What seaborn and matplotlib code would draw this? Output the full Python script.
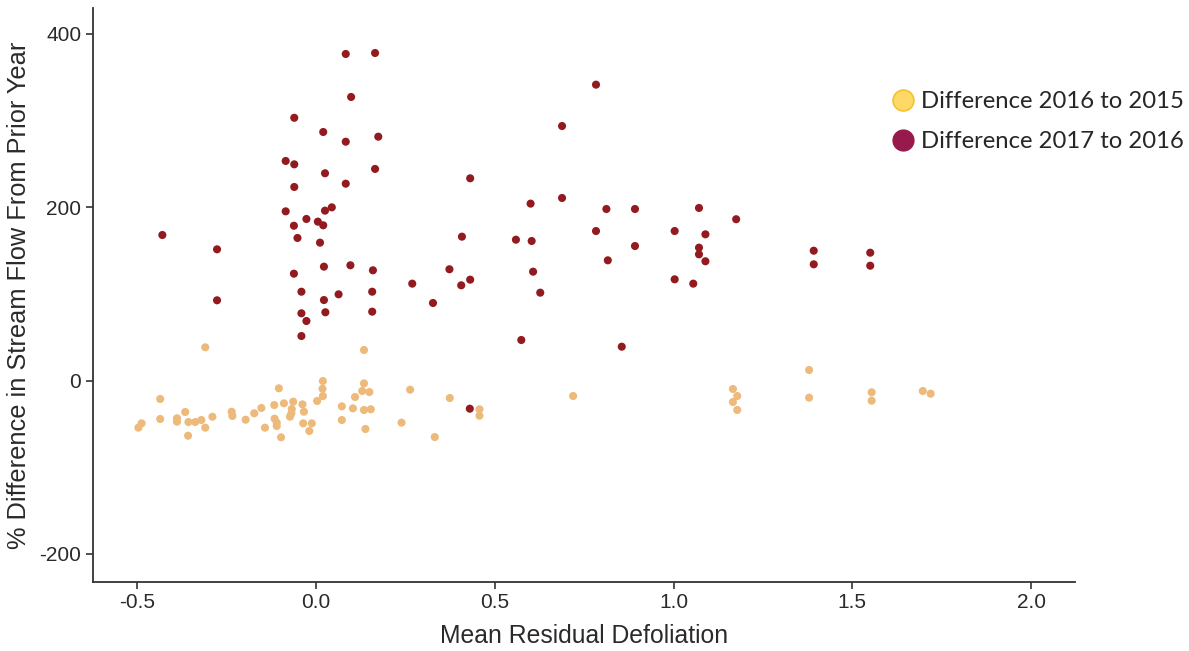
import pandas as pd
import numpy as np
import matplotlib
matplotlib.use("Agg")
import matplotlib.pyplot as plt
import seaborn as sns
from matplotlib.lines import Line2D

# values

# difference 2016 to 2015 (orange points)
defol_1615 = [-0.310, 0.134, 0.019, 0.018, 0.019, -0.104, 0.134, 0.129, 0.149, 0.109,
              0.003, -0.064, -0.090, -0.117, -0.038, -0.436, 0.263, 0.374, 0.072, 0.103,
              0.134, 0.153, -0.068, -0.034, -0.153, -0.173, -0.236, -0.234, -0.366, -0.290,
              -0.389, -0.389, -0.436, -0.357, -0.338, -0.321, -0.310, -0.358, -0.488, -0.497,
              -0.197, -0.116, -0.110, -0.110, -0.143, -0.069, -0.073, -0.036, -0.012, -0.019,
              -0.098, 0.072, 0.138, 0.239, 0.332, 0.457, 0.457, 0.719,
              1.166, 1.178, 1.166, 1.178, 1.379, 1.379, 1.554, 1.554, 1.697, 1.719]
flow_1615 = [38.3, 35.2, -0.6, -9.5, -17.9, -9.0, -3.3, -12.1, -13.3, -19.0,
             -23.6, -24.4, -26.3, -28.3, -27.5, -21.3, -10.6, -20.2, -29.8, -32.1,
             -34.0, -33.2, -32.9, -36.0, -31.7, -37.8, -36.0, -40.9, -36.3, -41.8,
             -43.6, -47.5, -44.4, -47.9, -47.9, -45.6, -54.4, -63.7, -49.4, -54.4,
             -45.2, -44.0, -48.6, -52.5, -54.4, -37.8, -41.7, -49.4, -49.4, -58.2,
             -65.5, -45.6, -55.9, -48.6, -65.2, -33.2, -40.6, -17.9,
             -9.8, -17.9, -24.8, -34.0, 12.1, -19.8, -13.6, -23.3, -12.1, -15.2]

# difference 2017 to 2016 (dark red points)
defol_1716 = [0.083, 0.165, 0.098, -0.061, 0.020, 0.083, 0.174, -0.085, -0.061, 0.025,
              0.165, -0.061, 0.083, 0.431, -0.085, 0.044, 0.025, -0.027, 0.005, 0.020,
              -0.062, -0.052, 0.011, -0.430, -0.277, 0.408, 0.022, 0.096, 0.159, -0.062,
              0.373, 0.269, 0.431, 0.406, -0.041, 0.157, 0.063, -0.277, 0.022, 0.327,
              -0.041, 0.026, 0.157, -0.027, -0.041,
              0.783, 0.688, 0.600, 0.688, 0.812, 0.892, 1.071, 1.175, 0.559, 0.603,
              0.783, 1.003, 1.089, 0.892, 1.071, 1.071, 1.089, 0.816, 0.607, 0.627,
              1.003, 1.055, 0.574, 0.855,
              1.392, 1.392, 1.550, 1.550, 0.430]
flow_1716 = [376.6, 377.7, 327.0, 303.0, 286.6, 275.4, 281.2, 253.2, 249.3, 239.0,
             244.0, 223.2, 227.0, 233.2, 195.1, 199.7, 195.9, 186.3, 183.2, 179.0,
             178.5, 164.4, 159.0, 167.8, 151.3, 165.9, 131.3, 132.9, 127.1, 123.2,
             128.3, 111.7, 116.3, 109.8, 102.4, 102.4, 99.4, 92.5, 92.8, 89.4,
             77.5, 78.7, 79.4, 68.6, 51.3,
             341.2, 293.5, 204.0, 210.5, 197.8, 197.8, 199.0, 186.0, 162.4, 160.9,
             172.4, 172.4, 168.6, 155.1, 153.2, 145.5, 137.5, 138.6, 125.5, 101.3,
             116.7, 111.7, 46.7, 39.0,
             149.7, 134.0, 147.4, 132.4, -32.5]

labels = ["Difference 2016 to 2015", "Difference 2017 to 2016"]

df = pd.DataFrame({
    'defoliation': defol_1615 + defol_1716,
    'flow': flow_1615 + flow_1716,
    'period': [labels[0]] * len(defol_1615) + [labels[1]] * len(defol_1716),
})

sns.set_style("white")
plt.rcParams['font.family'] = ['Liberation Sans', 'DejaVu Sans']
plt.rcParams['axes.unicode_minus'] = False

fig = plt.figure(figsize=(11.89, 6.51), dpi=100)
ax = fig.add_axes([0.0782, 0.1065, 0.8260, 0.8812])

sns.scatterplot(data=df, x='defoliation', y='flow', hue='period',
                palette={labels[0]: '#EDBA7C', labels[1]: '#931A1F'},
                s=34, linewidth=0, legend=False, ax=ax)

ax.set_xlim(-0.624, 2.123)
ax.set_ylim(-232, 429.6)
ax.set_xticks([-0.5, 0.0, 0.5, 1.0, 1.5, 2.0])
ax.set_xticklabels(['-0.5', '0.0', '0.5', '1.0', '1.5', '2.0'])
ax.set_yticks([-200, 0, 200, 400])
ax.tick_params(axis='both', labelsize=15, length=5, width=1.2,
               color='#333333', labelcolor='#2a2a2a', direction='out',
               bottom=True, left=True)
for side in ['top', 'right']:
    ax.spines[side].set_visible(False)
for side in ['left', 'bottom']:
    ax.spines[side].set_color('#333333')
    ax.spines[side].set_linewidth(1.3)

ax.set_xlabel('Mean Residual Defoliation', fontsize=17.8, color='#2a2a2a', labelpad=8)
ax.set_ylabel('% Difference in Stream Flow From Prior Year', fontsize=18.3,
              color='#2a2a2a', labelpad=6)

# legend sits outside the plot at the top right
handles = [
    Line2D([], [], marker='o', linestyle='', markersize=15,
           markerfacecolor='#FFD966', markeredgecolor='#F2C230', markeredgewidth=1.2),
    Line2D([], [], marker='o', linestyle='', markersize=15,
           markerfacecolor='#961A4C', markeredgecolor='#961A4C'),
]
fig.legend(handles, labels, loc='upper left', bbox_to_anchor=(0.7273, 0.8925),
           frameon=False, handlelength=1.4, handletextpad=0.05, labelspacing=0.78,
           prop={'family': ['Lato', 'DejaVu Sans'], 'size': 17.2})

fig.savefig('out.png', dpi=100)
========
- _Exercise brief_:
Identify each line holding the string "seaborn", and copy it out.

- _Solution_:
What seaborn and matplotlib code would draw this? Output the full Python script.
import seaborn as sns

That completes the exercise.